Here’s a picture of one of the winter warming plots. In it you can finally see after being buried in the snow the past six months some of the equipment for the various experiments from which data is collected. The Forced Diffusion Sensors (see journal entry dated April 24), the CO2 collection chambers (see journal entry dated April 8) and the Soda Lime collection buckets (explanation by Elizabeth Webb below).
View of a plot in summer with experiments labeled.
Our fifth and final way of measuring wintertime ecosystem respiration is the soda lime method. Here’s how it works:
In the fall, we place mason jars full of soda lime (a chemical that adsorbs CO2) on the winter warming and control plots:
A photo of soda lime in a mason jar ready for deployment. When we are ready to begin sampling, we take off the top of the mason jar (but not before…we don’t want to collect any CO2 that is not from the plots).

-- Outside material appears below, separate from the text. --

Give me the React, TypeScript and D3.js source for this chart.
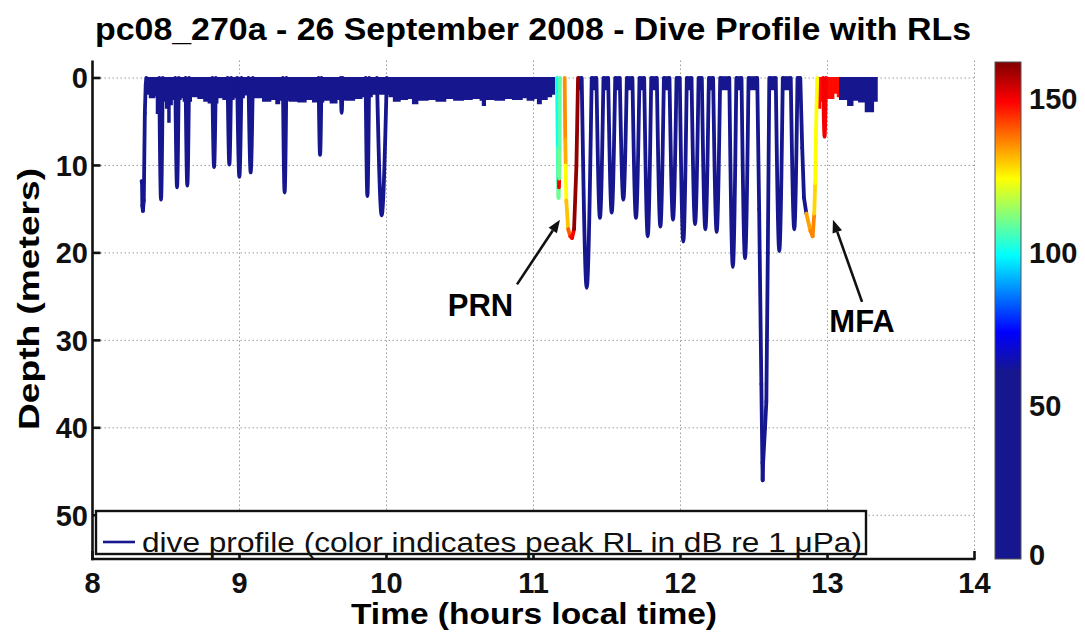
import * as d3 from "d3";

const FONT = "'Liberation Sans', Arial, Helvetica, sans-serif";

const xTicks = [8, 9, 10, 11, 12, 13, 14];
const yTicks = [0, 10, 20, 30, 40, 50];
const cbTicks = [0, 50, 100, 150];

// colour map of peak RL (dB): flat navy below ~60 dB, jet above
const rlStops = [0, 61, 74, 99, 124, 149, 162];
const rlColors = ["#16168f", "#16168f", "#0000ff", "#00ffff", "#ffff00", "#ff0000", "#800000"];

// near-surface activity drawn as a band: [hour, lower edge depth]
const surfaceBand: [number, number][] = [
  [8.366, 1.8], [8.39, 2.2], [8.42, 2.0], [8.437, 4.0], [8.443, 2.4], [8.48, 2.6], [8.5, 3.4],
  [8.515, 5.0], [8.525, 3.0], [8.54, 2.4], [8.6, 2.2], [8.62, 2.6], [8.67, 2.1], [8.72, 2.3],
  [8.76, 2.6], [8.79, 2.8], [8.85, 2.2], [8.89, 2.4], [8.96, 2.2], [9.03, 1.9], [9.1, 2.2],
  [9.16, 2.6], [9.21, 2.4], [9.25, 2.9], [9.27, 2.5], [9.34, 2.6], [9.4, 2.7], [9.45, 2.4],
  [9.5, 2.7], [9.57, 2.5], [9.62, 2.8], [9.66, 2.4], [9.72, 2.5], [9.78, 2.3], [9.83, 2.1],
  [9.9, 1.8], [10.02, 2.1], [10.05, 2.6], [10.09, 2.4], [10.14, 2.3], [10.18, 2.9], [10.21, 2.5],
  [10.28, 2.4], [10.34, 2.6], [10.4, 2.3], [10.46, 2.5], [10.52, 2.4], [10.58, 2.3], [10.64, 2.5],
  [10.655, 3.1], [10.67, 2.4], [10.74, 2.5], [10.8, 2.3], [10.86, 2.4], [10.92, 2.2], [10.96, 2.5],
  [11.0, 2.3], [11.03, 2.9], [11.05, 2.4], [11.09, 2.1], [11.12, 1.8], [11.14, 0],
];
const mfaBand: [number, number][] = [
  [12.932, 3.4], [12.95, 2.6], [12.965, 2.0], [13.0, 2.3], [13.04, 1.7], [13.07, 2.1], [13.085, 0],
];
const lateBand: [number, number][] = [
  [13.085, 2.4], [13.14, 3.1], [13.17, 2.5], [13.215, 2.7], [13.26, 3.8], [13.31, 2.6], [13.335, 0],
];
const bandRL = [10, 148, 10];

// short surface stays between the deep dives: [from, to, depth]
const surfaceBlocks: [number, number, number][] = [
  [11.303, 11.328, 1.4], [11.396, 11.43, 1.4], [11.474, 11.51, 1.4], [11.554, 11.589, 1.4],
  [11.633, 11.675, 1.4], [11.719, 11.755, 1.4], [11.799, 11.841, 1.4], [11.885, 11.927, 1.4],
  [11.971, 11.997, 1.4], [12.041, 12.077, 1.4], [12.121, 12.147, 1.4], [12.191, 12.224, 1.4],
  [12.268, 12.334, 1.4], [12.378, 12.417, 1.4], [12.461, 12.522, 1.4], [12.604, 12.65, 1.4],
  [12.694, 12.75, 1.4], [12.794, 12.815, 1.4],
];

// single-colour dives: [start, bottom time, max depth, end, peak RL]
const dives: [number, number, number, number, number][] = [
  [8.454, 8.466, 13.9, 8.478, 10],
  [8.563, 8.575, 12.5, 8.587, 10],
  [8.633, 8.645, 12.3, 8.657, 10],
  [8.815, 8.827, 10.2, 8.839, 10],
  [8.919, 8.931, 9.9, 8.943, 10],
  [8.984, 8.999, 11.3, 9.014, 10],
  [9.061, 9.076, 10.8, 9.091, 10],
  [9.295, 9.307, 13.1, 9.319, 10],
  [9.538, 9.548, 8.8, 9.558, 10],
  [9.688, 9.695, 4.0, 9.702, 10],
  [9.858, 9.87, 13.5, 9.882, 10],
  [9.935, 9.967, 15.7, 10.002, 10],
  [11.328, 11.362, 24.0, 11.396, 10],
  [11.428, 11.452, 16.0, 11.476, 10],
  [11.508, 11.532, 15.4, 11.556, 10],
  [11.587, 11.611, 13.9, 11.635, 10],
  [11.673, 11.697, 16.0, 11.721, 10],
  [11.753, 11.777, 18.1, 11.801, 10],
  [11.839, 11.863, 17.0, 11.887, 10],
  [11.925, 11.949, 16.2, 11.973, 10],
  [11.995, 12.019, 18.7, 12.043, 10],
  [12.075, 12.099, 16.7, 12.123, 10],
  [12.145, 12.169, 17.3, 12.193, 10],
  [12.222, 12.246, 17.6, 12.27, 10],
  [12.332, 12.356, 21.6, 12.38, 10],
  [12.415, 12.439, 20.6, 12.463, 10],
  [12.648, 12.672, 19.8, 12.696, 10],
  [12.75, 12.774, 17.3, 12.796, 10],
  [12.97, 12.98, 6.7, 12.99, 150],
];

// dives with changing colour or odd shape: [hour, depth, peak RL]
const startTrack: [number, number, number][] = [
  [8.334, 11.8, 10], [8.337, 12.0, 10], [8.339, 14.6, 10], [8.343, 15.2, 10], [8.349, 14.0, 10],
  [8.356, 4.0, 10], [8.362, 0.8, 10], [8.366, 0, 10],
];
const prnTrack: [number, number, number][] = [
  [11.16, 0, 100], [11.165, 8, 106], [11.167, 12, 108], [11.17, 13.7, 110], [11.173, 12.5, 150],
  [11.175, 11.5, 110], [11.177, 8, 108], [11.18, 0, 108],
];
const orangeTrack: [number, number, number][] = [
  [11.212, 0, 135], [11.216, 7, 132], [11.219, 10, 124], [11.223, 14, 130], [11.236, 17.3, 140],
  [11.25, 18.1, 146], [11.262, 18.3, 150], [11.276, 17.3, 160], [11.292, 10, 160], [11.303, 0, 160],
];
const deepTrack: [number, number, number][] = [
  [12.522, 0, 10], [12.535, 15, 10], [12.55, 35, 10], [12.557, 44, 10], [12.559, 46, 10],
  [12.562, 44, 10], [12.575, 40, 10], [12.584, 37, 10], [12.594, 20, 10], [12.604, 0, 10],
];
const mfaTrack: [number, number, number][] = [
  [12.815, 0, 10], [12.828, 8, 10], [12.84, 13.7, 10], [12.856, 15.5, 133], [12.884, 17.5, 136],
  [12.899, 18.1, 136], [12.91, 15.5, 128], [12.916, 12, 124], [12.922, 6, 124], [12.93, 0, 124],
];

// annotation arrows: label, label position, arrow tail, arrow head (hour, depth)
const notes = [
  { label: "PRN", at: [10.639, 25.9], tail: [10.888, 23.6], head: [11.18, 16.2] },
  { label: "MFA", at: [13.235, 27.8], tail: [13.235, 25.6], head: [13.037, 16.2] },
];

const x = d3.scaleLinear().domain([8, 14]).range([92.5, 974.5]);
const y = d3.scaleLinear().domain([-2, 55]).range([60.5, 559]);
const cb = d3.scaleLinear().domain([0, 162]).range([559, 62]);
const rlColor = d3.scaleLinear<string>().domain(rlStops).range(rlColors).clamp(true);

const band = d3
  .area<[number, number]>()
  .x((d) => x(d[0]))
  .y0(y(0))
  .y1((d) => y(d[1]))
  .curve(d3.curveStepAfter);

const diveLine = d3
  .line<[number, number]>()
  .x((d) => x(d[0]))
  .y((d) => y(d[1]))
  .curve(d3.curveMonotoneX);

function Track({ pts }: { pts: [number, number, number][] }) {
  return (
    <g>
      {pts.slice(1).map((p, i) => {
        const q = pts[i];
        return (
          <line
            key={i}
            x1={x(q[0])}
            y1={y(q[1])}
            x2={x(p[0])}
            y2={y(p[1])}
            stroke={rlColor(q[2])}
            strokeWidth={3.8}
            strokeLinecap="round"
          />
        );
      })}
    </g>
  );
}

export default function App() {
  const [x0, x1] = x.range();
  const [yTop, yBot] = [y(-2), y(55)];
  const cbX = 995;
  const cbW = 26;

  return (
    <svg
      width={1085}
      height={633}
      viewBox="0 0 1085 633"
      style={{ position: "absolute", left: 0, top: 0, background: "#fff" }}
      fontFamily={FONT}
    >
      <defs>
        <linearGradient id="jet" x1="0" y1="1" x2="0" y2="0">
          {rlStops.map((v, i) => (
            <stop key={i} offset={v / 162} stopColor={rlColors[i]} />
          ))}
        </linearGradient>
        <clipPath id="plot">
          <rect x={x0} y={yTop} width={x1 - x0} height={yBot - yTop} />
        </clipPath>
      </defs>

      {/* title */}
      <text x={533} y={40} textAnchor="middle" fontSize={31} fontWeight="bold" textLength={876} lengthAdjust="spacingAndGlyphs">
        pc08_270a - 26 September 2008 - Dive Profile with RLs
      </text>

      {/* grid */}
      <g stroke="#9c9c9c" strokeWidth={1} strokeDasharray="1.5 2.5">
        {xTicks.slice(1).map((t) => (
          <line key={t} x1={x(t)} x2={x(t)} y1={yTop} y2={yBot} />
        ))}
        {yTicks.map((d) => (
          <line key={d} x1={x0} x2={x1} y1={y(d)} y2={y(d)} />
        ))}
      </g>

      <g clipPath="url(#plot)">
        {[surfaceBand, mfaBand, lateBand].map((b, i) => (
          <path key={i} d={band(b) ?? ""} fill={rlColor(bandRL[i])} stroke={rlColor(bandRL[i])} strokeWidth={2} />
        ))}
        {surfaceBlocks.map(([a, b, d], i) => (
          <rect key={i} x={x(a)} y={y(0) - 1.8} width={x(b) - x(a)} height={y(d) - y(0) + 1.8} fill={rlColor(10)} />
        ))}
        {dives.map(([s, b, dep, e, rl], i) => (
          <path
            key={i}
            d={diveLine([[s, 0], [b, dep], [e, 0]]) ?? ""}
            fill="none"
            stroke={rlColor(rl)}
            strokeWidth={3.8}
            strokeLinecap="round"
          />
        ))}
        <Track pts={startTrack} />
        <Track pts={prnTrack} />
        <Track pts={orangeTrack} />
        <Track pts={deepTrack} />
        <Track pts={mfaTrack} />
      </g>

      {/* annotations */}
      {notes.map((n) => {
        const tx = x(n.tail[0]);
        const ty = y(n.tail[1]);
        const hx = x(n.head[0]);
        const hy = y(n.head[1]);
        const ang = Math.atan2(hy - ty, hx - tx);
        const L = 13;
        const Wd = 5;
        const bx = hx - L * Math.cos(ang);
        const by = hy - L * Math.sin(ang);
        const px = -Math.sin(ang) * Wd;
        const py = Math.cos(ang) * Wd;
        return (
          <g key={n.label}>
            <line x1={tx} y1={ty} x2={bx} y2={by} stroke="#111" strokeWidth={2.6} />
            <polygon points={`${hx},${hy} ${bx + px},${by + py} ${bx - px},${by - py}`} fill="#111" />
            <text x={x(n.at[0])} y={y(n.at[1]) + 11} textAnchor="middle" fontSize={31} fontWeight="bold">
              {n.label}
            </text>
          </g>
        );
      })}

      {/* axes */}
      <g stroke="#111" strokeWidth={2.6} fill="none">
        <line x1={x0} x2={x0} y1={yTop} y2={yBot + 1.3} />
        <line x1={x0 - 1.3} x2={x1 + 1} y1={yBot} y2={yBot} />
        {yTicks.map((d) => (
          <line key={d} x1={x0} x2={x0 + 8} y1={y(d)} y2={y(d)} />
        ))}
        {xTicks.map((t) => (
          <line key={t} x1={x(t)} x2={x(t)} y1={yBot} y2={yBot - 8} />
        ))}
      </g>
      <g fontSize={29} fontWeight="bold" fill="#111">
        {yTicks.map((d) => (
          <text key={d} x={88} y={y(d) + 10.5} textAnchor="end">
            {d}
          </text>
        ))}
        {xTicks.map((t) => (
          <text key={t} x={x(t)} y={593} textAnchor="middle">
            {t}
          </text>
        ))}
      </g>
      <text x={534} y={624} textAnchor="middle" fontSize={29} fontWeight="bold" textLength={366} lengthAdjust="spacingAndGlyphs">
        Time (hours local time)
      </text>
      <text
        transform="translate(39,299) rotate(-90)"
        textAnchor="middle"
        fontSize={30}
        fontWeight="bold"
        textLength={262}
        lengthAdjust="spacingAndGlyphs"
      >
        Depth (meters)
      </text>

      {/* legend */}
      <rect x={96} y={511} width={770} height={43} fill="#fff" stroke="#111" strokeWidth={2.4} />
      <line x1={103} x2={135} y1={542} y2={542} stroke={rlColor(10)} strokeWidth={2.6} />
      <text x={142} y={552} fontSize={28} textLength={720} lengthAdjust="spacingAndGlyphs" fill="#111">
        dive profile (color indicates peak RL in dB re 1 μPa)
      </text>

      {/* colour bar */}
      <rect x={cbX} y={cb(162)} width={cbW} height={cb(0) - cb(162)} fill="url(#jet)" stroke="#555" strokeWidth={1} />
      <g fontSize={29} fontWeight="bold" fill="#111">
        {cbTicks.map((v) => (
          <text key={v} x={1029} y={cb(v) + (v === 0 ? 6 : 10.5)}>
            {v}
          </text>
        ))}
      </g>
    </svg>
  );
}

We place the soda lime jars in white 5 gallon buckets, take the cap off the mason jar, put the top on the white bucket, and then let it sit for the whole winter. It ends up looking like this:
A 5 gallon bucket deployed to measure wintertime CO2 loss from the tundra. Inside is a mason jar full of soda lime.
Over the winter the soda lime adsorbs the CO2 being produced by soil. Then in the spring, we remove the mason jars, dry the soda lime, and weigh it in the lab. The soda lime at the end of the winter has more mass than at the beginning of the winter because it has adsorbed CO2. We can tell the amount of CO2 that was produced over the winter by the increase in soda lime mass.
The advantage of this method is that it is easy. There are no wires to break or batteries to fail. All you have to do is place the soda lime on the plots in the fall and return in the spring. It is also relatively inexpensive. So why are we investing so much time and energy in the other methods? Well the downside of the soda lime method is that we can’t look at the drivers of wintertime respiration. In other words, we can’t say at x temperature and y snow depth, we expect z grams of carbon to be released. The soda lime method only gives us one estimate for the entire winter. That’s what I’m trying to determine using the other methods, because they give us estimates on a much smaller time scale.
There were several questions regarding animals seen at the CiPEHR Site. Here's a view of some spotted on the way to the research site last week.
Caribou spotted next to the Stampede Trail on the way to CiPEHR from the field cabin.